Chicken at 46 Cents a Pound
- specialkao
- Sep 18, 2022
- 2 min read
The dinner table mantra: "Eat everything on you plate whether you like it or not." This was a tough one for me because I was the typical picky eater and my parents' insistence that I eat whatever they piled onto my plate became a daily battle. The more they persisted, the more I resisted. Tricks to escape eating anything remotely good for me, specifically eggs or vegetables, included: hiding any and all vegetables beneath the rim of my plate; slinging peas across the table at my brother; sometimes, my brother would sling his peas at me; or putting unwanted food in a pocket and burying it in the backyard after dinner. Once, I tried sticking a portion of my dinner down my undershirt but when I stood up it fell on the floor and I was caught. Regardless, I was made to eat it. Fortunately, Mom kept her floor clean. Another ploy was to artistically push my food around on my plate so that it would look like less. Once in desperation, I puked my diner back on my plate wherein my father gagged and ran to the bathroom to lose his own dinner in the toilet.

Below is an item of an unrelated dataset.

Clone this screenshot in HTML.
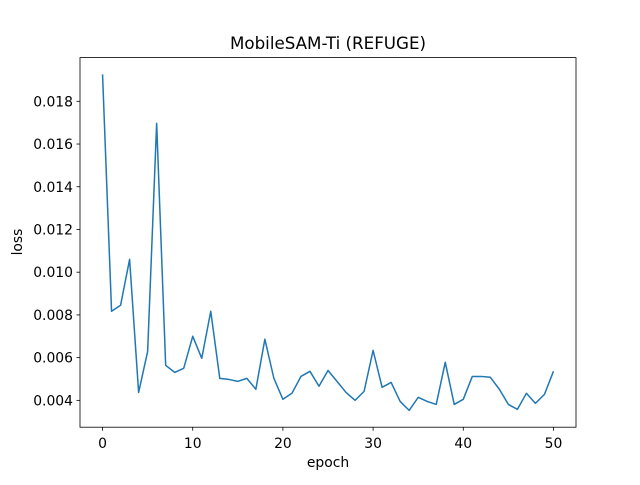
<!DOCTYPE html>
<html><head><meta charset="utf-8"><style>
body{margin:0;background:#fff;font-family:"Liberation Sans","DejaVu Sans",sans-serif}
svg text{font-family:"DejaVu Sans","Liberation Sans",sans-serif}
</style></head><body>
<svg id="chart" width="640" height="480" xmlns="http://www.w3.org/2000/svg">
<rect width="640" height="480" fill="#fff"/>
<text x="328" y="49" text-anchor="middle" font-size="16.7">MobileSAM-Ti (REFUGE)</text>
<g id="xt"></g><g id="yt"></g>
<path id="line" fill="none" stroke="#1f77b4" stroke-width="1.5" stroke-linejoin="round"/>
<rect x="80" y="57.6" width="496" height="369.6" fill="none" stroke="#000" stroke-width="0.8"/>
<text x="328" y="467" text-anchor="middle" font-size="13.9">epoch</text>
<text x="22" y="242" text-anchor="middle" font-size="13.9" transform="rotate(-90 22 242)">loss</text>
</svg>
<script>
const epochs=[...Array(51).keys()];
const loss=[0.01926,0.00817,0.00845,0.0106,0.00437,0.00629,0.01697,0.00564,0.00531,0.0055,0.0070,0.00597,0.00817,0.00503,0.00498,0.00489,0.00503,0.00452,0.00686,0.00503,0.00405,0.00433,0.00512,0.00536,0.00466,0.0054,0.00489,0.00437,0.004,0.00442,0.00634,0.00461,0.00484,0.00395,0.00353,0.00414,0.00395,0.00381,0.00578,0.00381,0.00405,0.00512,0.00512,0.00508,0.00452,0.00381,0.00358,0.00433,0.00386,0.00428,0.00536];
const xTicks=[0,10,20,30,40,50];
const yTicks=[0.004,0.006,0.008,0.010,0.012,0.014,0.016,0.018];
const NS="http://www.w3.org/2000/svg";
const xmin=-2.5,xmax=52.5;
const lo=Math.min(...loss),hi=Math.max(...loss),pad=(hi-lo)*0.05;
const ymin=lo-pad,ymax=hi+pad;
const X=v=>80+(v-xmin)/(xmax-xmin)*496;
const Y=v=>427.2-(v-ymin)/(ymax-ymin)*369.6;
document.getElementById('line').setAttribute('d',loss.map((v,i)=>(i?'L':'M')+X(epochs[i]).toFixed(2)+' '+Y(v).toFixed(2)).join(''));
const xt=document.getElementById('xt'),yt=document.getElementById('yt');
xTicks.forEach(t=>{
 const l=document.createElementNS(NS,'line');
 l.setAttribute('x1',X(t));l.setAttribute('x2',X(t));l.setAttribute('y1',427.2);l.setAttribute('y2',430.7);l.setAttribute('stroke','#000');l.setAttribute('stroke-width','0.8');
 
 
 xt.appendChild(l);
 const s=document.createElementNS(NS,'text');
 s.setAttribute('x',X(t));s.setAttribute('y',448);s.setAttribute('text-anchor','middle');s.setAttribute('font-size','13.9');s.textContent=t;
 
 
 xt.appendChild(s);
});
yTicks.forEach(t=>{
 const l=document.createElementNS(NS,'line');
 l.setAttribute('x1',76.5);l.setAttribute('x2',80);l.setAttribute('y1',Y(t));l.setAttribute('y2',Y(t));l.setAttribute('stroke','#000');l.setAttribute('stroke-width','0.8');
 
 
 yt.appendChild(l);
 const s=document.createElementNS(NS,'text');
 s.setAttribute('x',73);s.setAttribute('y',Y(t)+5);s.setAttribute('text-anchor','end');s.setAttribute('font-size','13.9');s.textContent=t.toFixed(3);
 
 
 yt.appendChild(s);
});
</script>
</body></html>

Food appeared to be relatively affordable in the 1950s and perhaps my parents could have been a bit more forgiving about what they perceived to be their eldest child's death wish: "You are going to starve to death!" "You are going to get sick and die!" "One day, the wind is going to blow you away!" However inexpensive the chicken at 46 cents a pound in 1950 appears to us today, the average income was only $3,300. My parents were just in their mid-twenties when I was five years old and I am sure they struggled to make ends meet, so an obstinate child at the dinner table had to have been frustrating for them. Waste of any kind was unacceptable, and as Depression era adults the idea of throwing away food was sinful. Gasoline was 26 cents a gallon: we owned one car for years and only went out in it when necessary. A U.S. stamp was 3 cents and junk mail was unknown. A McDonald's hamburger was 15 cents; I didn't eat one until I was in high school. You could buy a Philco television for $150 but we only turned it on after dinner and on weekends. Old Spice aftershave for a dollar, and Chanel No. 5 for five dollars; both were saved for special occasions. If you were wealthy enough to fly to London, your ticket would cost $265 and you could probably find a cheaper flight today, but in 1950, you could buy a pack of cigarettes for just 25 cents and smoke your guts out on the way over. The ashtrays were built into the armrest of the passenger seats and the attendants would even light them for you.
And yet, the one thing I have noticed that doesn't seem to have changed is the battle to get children to eat what is "good" for them. How in the world do children appear to survive only on macaroni and cheese and birthday cake? Somehow - and fortunately - they do.